Confirmée par plusieurs sources concordantes, une marque de cette prise de conscience est la réduction de moitié d’un programme d'extension de la culture de la pomme qui prévoyait de planter 200 ha, avant d’être revu à la baisse pour atteindre 100 ha actuellement.
La restauration du lac en marche
Autre annonce qui donne une lueur d’espoir aux riverains directement impactés par l'assèchement du lac, le projet phare du comité de l’eau qui consiste à restaurer le lac s’apprête à démarrer bientôt.

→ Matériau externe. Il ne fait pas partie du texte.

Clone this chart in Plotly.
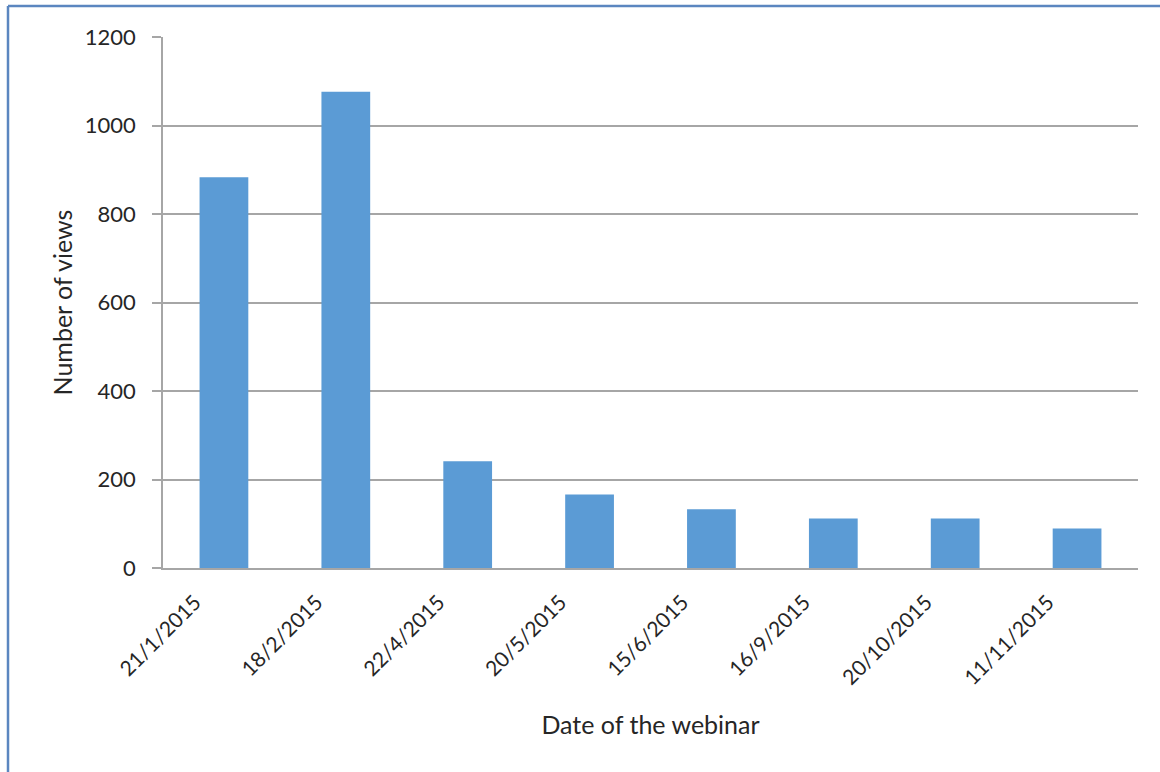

Sa première phase vise la restauration d’une zone de 30 ha sur les 130 ha d’origine.
“Après étude et analyse du fonctionnement hydraulique local, la pluviométrie de la zone, les prélèvements en eau et la géométrie de la zone de la Dayat et son réseau hydrographique, la restauration du lac nécessite de recourir aux eaux issues du ruissellement des cours d’eau limitrophes qui seront transférées vers la zone naturelle du lac en période de fortes précipitations sans altérer l'écoulement fluvial normal”, explique M. Belloulid, chef du projet.
Selon lui, rien n’entrave ce projet qui a trouvé les financements nécessaires: “Les résultats de l’étude sont en cours de validation par les membres du Comité du Fonds de l’Eau et seront bientôt présentés aux autorités locales pour approbation et démarrage des travaux de la phase 1”.
Ainsi, ce projet, qui commence à se concrétiser au bout de trois ans d'existence du fonds de l’eau de Sebou, d’efforts et de concertations, renseigne sur la difficulté de restaurer des écosystèmes riches et fragiles et témoigne de la nécessité d’impliquer toutes les populations qui en dépendent afin de conserver et de valoriser leur milieu naturel.
Et pour cause: pour revenir à l’état normal du réservoir souterrain (actuellement considéré très facturé), dans les conditions naturelles normales, il faut attendre au moins quatre années pluvieuses, explique M. Belloulid, soulignant que “les pompages dans le bassin hydrogéologique immédiat, pour des fins agricoles ou autres, ne peuvent que retarder le remplissage de la nappe et donc le retour à la normale du lac de Dayat Aoua”. Dayet Aoua n’est pas le seul site asséché dans cette région du Moyen Atlas connue pour ses lacs, Dayet Hachlaf est aussi à sec. Sont tout aussi menacés les lacs Ifrah, Afennourir, Tifounassine et Sidi Ali. Ce qui impose d’agir pour ne pas reproduire le même schéma.